We asked him all of the pressing questions about the incidents that led up to his firing, but it was futile. He refused to answer any of them until the second day of interviews, per the agreement he had made with the editors of the school paper. Instead, we spent a few hours listening to him talk about his glory days, wondering what we were going to write about.
Over the course of two days, I saw firsthand how he could switch from manipulative to entertaining in a matter of minutes. In the end, he did answer all of our questions.
Knight's wife, Karen, brought us sloppy joes and bags of potato chips in brown-paper lunch bags. There were times his booming voice shattered the peace of the nearby woods. ("You've got to be smart enough to figure that out!" he scolded me once.) Possibly the most personal thing he told us over those two days was that he knew he should have left Indiana sooner.

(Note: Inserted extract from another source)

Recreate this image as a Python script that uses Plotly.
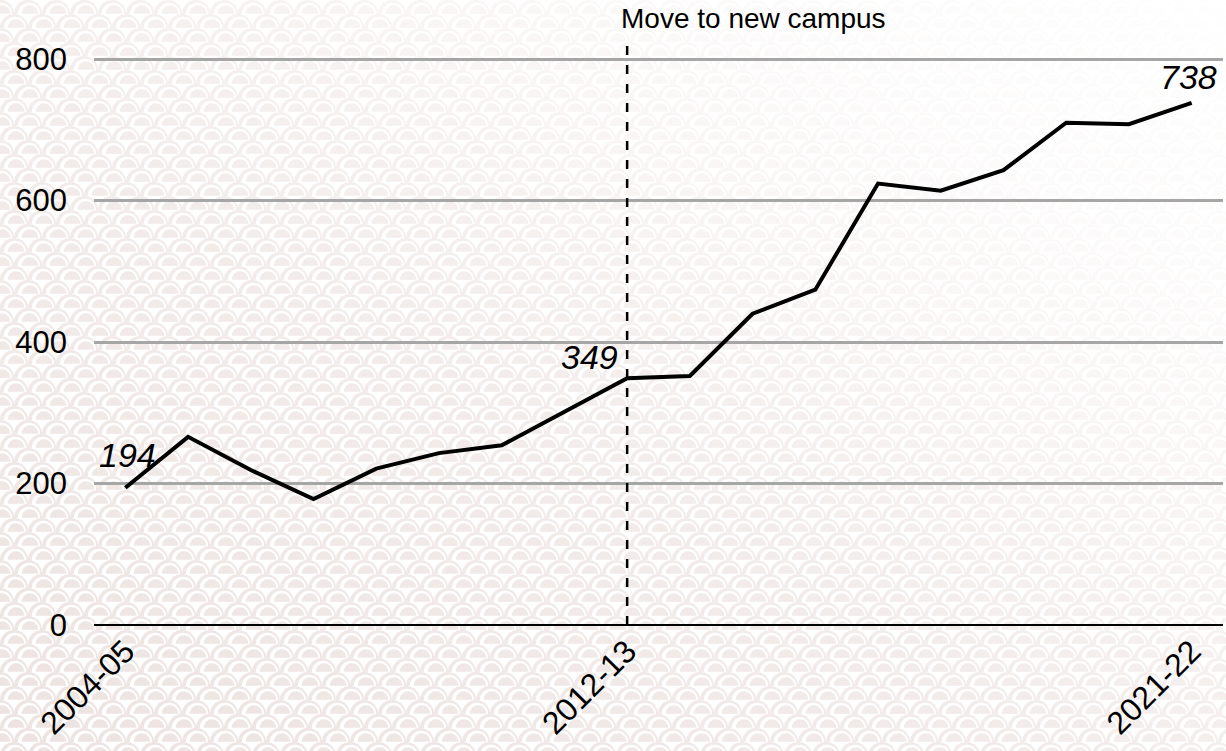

"I made two huge mistakes here," Knight said in the aftermath of his firing. "One was not leaving in May, and one was not leaving five years ago."
Surrounded on his back porch by some of his most staunch defenders -- local sportswriter Bob Hammel, former Hoosier and Detroit Piston Isiah Thomas and former Notre Dame coach Digger Phelps -- Knight seemed to wrestle out loud with all of it.
"I woke up the other morning for the first time in 35 years, and I didn't have a team to coach," he said.
Knight sat there, though, in a position he put himself in.